Il rinvio a settembre della discussione sulla legge elettorale evidenzia che non c’è un accordo tra le maggiori forze politiche. Al di là delle circostanze occasionali (come l’emendamento Biancofiore per estendere le norme al Trentino Alto Adige), la sensazione è che la maggioranza della Camera abbia voluto far saltare “lo scambio” tra Berlusconi e Renzi (proporzionale – elezioni anticipate) che, molto esplicitamente, aveva preceduto l’avvio dell’esame.
Nel frattempo con la sconfitta del Pd alle elezioni amministrative la situazione di Renzi si è complicata, nonostante l’inutile tentativo di minimizzarne il significato politico da parte del segretario. Tentativo reso ancor più vano dall’emergere di un dissenso sulla linea politica di una parte della sua stessa maggioranza, con l’amplificazione innestata dagli interventi critici di Prodi e del “fronte esterno” Pisapia–Bersani. Difficilmente Renzi si renderà conto che l’ampia vittoria congressuale non sarà sufficiente ad assicurargli il ritorno al potere. Tutte le vicende degli ultimi mesi – dall’autoreferenzialità nella procedura di approvazione delle riforme costituzionali, all’esito del referendum, dalla scissione quasi avallata, alle sconfitte elettorali – mostrano non errori di comunicazione, come lui afferma, ma un suo sempre più marcato isolamento politico e la profonda lontananza dall’opinione del Paese.
Anche Berlusconi non può far finta di nulla continuando ad insistere su una strategia che si presenta come l’anticamera di un accordo preventivo. E’ vero che l’indebolimento di Renzi è una tentazione, ma anche l’ex Cavaliere – nonostante la ripresa di uno spazio mediatico e giornalistico – non è nella condizione di un tempo e l’incontro di due debolezze, porterebbe ad un accordo fragile e, soprattutto, indigesto per gli elettori. Ed il rischio di alimentare dissenso e protesta si acuirebbe.
Questa condizione rappresenta l’esito della parabola discendente del leaderismo personale e la necessità che si ritorni alla ragionevolezza politica, ad una rappresentanza più complessiva, cioè comunitaria, e a forze politiche che si muovano in una logica inclusiva e non elitaria. Il rinvio della legge elettorale rende anche chiaro che la legislatura giungerà al suo temine naturale nonostante i tentativi di interromperla. Il Capo dello Stato ha auspicato che si approvi “una legge elettorale che armonizzi il sistema per le due Camere”. Gli ostacoli, però, sono evidenti: il percorso della legge coinciderà con la discussione sulla legge di Bilancio.

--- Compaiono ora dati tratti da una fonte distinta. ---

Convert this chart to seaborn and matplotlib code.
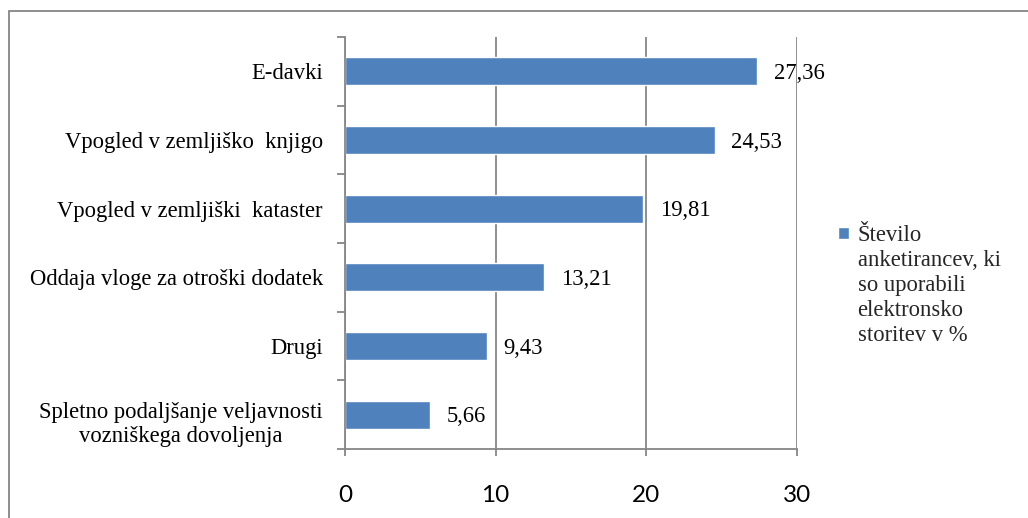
import matplotlib
matplotlib.use("Agg")
import matplotlib.pyplot as plt
from matplotlib.patches import Rectangle
from matplotlib.ticker import FixedLocator
import seaborn as sns
import pandas as pd

categories = [
    "E-davki",
    "Vpogled v zemljiško  knjigo",
    "Vpogled v zemljiški  kataster",
    "Oddaja vloge za otroški dodatek",
    "Drugi",
    "Spletno podaljšanje veljavnosti\nvozniškega dovoljenja",
]
values = [27.36, 24.53, 19.81, 13.21, 9.43, 5.66]
x_ticks = [0, 10, 20, 30]
series_label = "Število\nanketirancev, ki\nso uporabili\nelektronsko\nstoritev v %"

df = pd.DataFrame({"storitev": categories, "delez": values})

sns.set_theme(style="white")
plt.rcParams["font.family"] = ["Liberation Serif", "DejaVu Serif"]

BAR = "#4F81BD"
GRID = "#868686"
W, H = 1028, 518
FS = 16.3

fig = plt.figure(figsize=(W / 100, H / 100), dpi=100)
fig.patch.set_facecolor("white")

# outer chart frame (runs off the right and bottom edges)
fig.add_artist(Rectangle((9 / W, -0.5), 1.2, 1 - 11 / H + 0.5, transform=fig.transFigure,
                         fill=False, edgecolor=GRID, linewidth=1.3))

left, right = 345 / W, 797 / W
top, bottom = 1 - 37 / H, 1 - 449 / H
ax = fig.add_axes([left, bottom, right - left, top - bottom])

sns.barplot(data=df, x="delez", y="storitev", orient="h", color=BAR,
            width=0.41, saturation=1, ax=ax, label=series_label)

ax.set_xlim(0, 30)
ax.set_ylim(5.5, -0.5)
ax.set_xlabel("")
ax.set_ylabel("")

# vertical gridlines
ax.set_xticks(x_ticks)
ax.set_xticklabels([str(t) for t in x_ticks], fontfamily="Lato", fontsize=17.5, color="black")
ax.grid(axis="x", color=GRID, linewidth=1.3)
ax.grid(axis="y", visible=False)
ax.set_axisbelow(True)
ax.tick_params(axis="x", direction="out", length=5, width=1.3, color=GRID, pad=21, bottom=True)

# category labels; the two-line label sits a little lower in its band
label_pos = [i + (0.08 if "\n" in c else 0) for i, c in enumerate(categories)]
ax.set_yticks(label_pos)
ax.set_yticklabels(categories, fontsize=FS, color="black", linespacing=1.2)
for t in ax.get_yticklabels():
    t.set_multialignment("center")
ax.tick_params(axis="y", which="major", length=0, pad=16, left=True)
ax.yaxis.set_minor_locator(FixedLocator([i - 0.5 for i in range(len(categories) + 1)]))
ax.tick_params(axis="y", which="minor", direction="out", length=6, width=1.3, color=GRID, left=True)

for side in ("top", "right"):
    ax.spines[side].set_visible(False)
for side in ("left", "bottom"):
    ax.spines[side].set_color(GRID)
    ax.spines[side].set_linewidth(1.3)

# value labels with decimal comma
cont = ax.containers[0]
for t in ax.bar_label(cont, labels=[f"{v:.2f}".replace(".", ",") for v in values],
                      padding=12, fontsize=FS, color="black"):
    t.set_y(-1.5)

LS = 1.24
leg = ax.legend(loc="upper left", bbox_to_anchor=(827 / W, 1 - 214 / H),
                bbox_transform=fig.transFigure, frameon=False, borderpad=0,
                handlelength=0.45, handleheight=0.45, handletextpad=0.4,
                fontsize=FS, labelspacing=0)
for txt in leg.get_texts():
    txt.set_linespacing(LS)
# put the marker next to the first line of the label
h = leg.legend_handles[0]
h.set_y(h.get_y() + 37.5)

fig.savefig("out.png", dpi=100, facecolor="white")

Ambedue potrebbero svolgersi a partire dai due diversi rami del Parlamento, con l’impegno di evitare reciproche ripercussioni. Ma le posizioni sono differenti: Renzi vorrebbe lasciare le cose come stanno, cioè con le leggi uscite dalla Consulta; Prodi suggerisce il maggioritario per riprendere la strada delle alleanze a sinistra; Berlusconi preferisce il “tedesco” perché vuole evitare il condizionamento di Salvini. Il Movimento 5 Stelle si muove con un tatticismo imprevedibile.
Auspichiamo che si trovi un punto d’incontro perché una legge elettorale va approvata, oltre che per offrire agli elettori regole certe ed omogenee, per evitare di compiere passi ulteriori verso una crisi sistemica. L’accordo dovrebbe comportare, in ogni caso, alcuni elementi irrinunciabili: tra i quali, soprattutto, la scelta degli eletti da parte degli elettori, una sostanziale corrispondenza tra voti e rappresentanza parlamentare, una riduzione della frammentazione.
E, soprattutto, auspichiamo che non sia una legge dettata dalle strategie di parte, ma che responsabilizzi i partiti, alla cui capacità di agire nell’interesse generale rimane, comunque, affidata la governabilità. Ma di certo l’approvazione della legge elettorale è un obbligo politico inderogabile.
Alla “desertificazione politica”, ormai così reale, si può trovare rimedio solo con decisioni e leggi nell’interesse del Paese.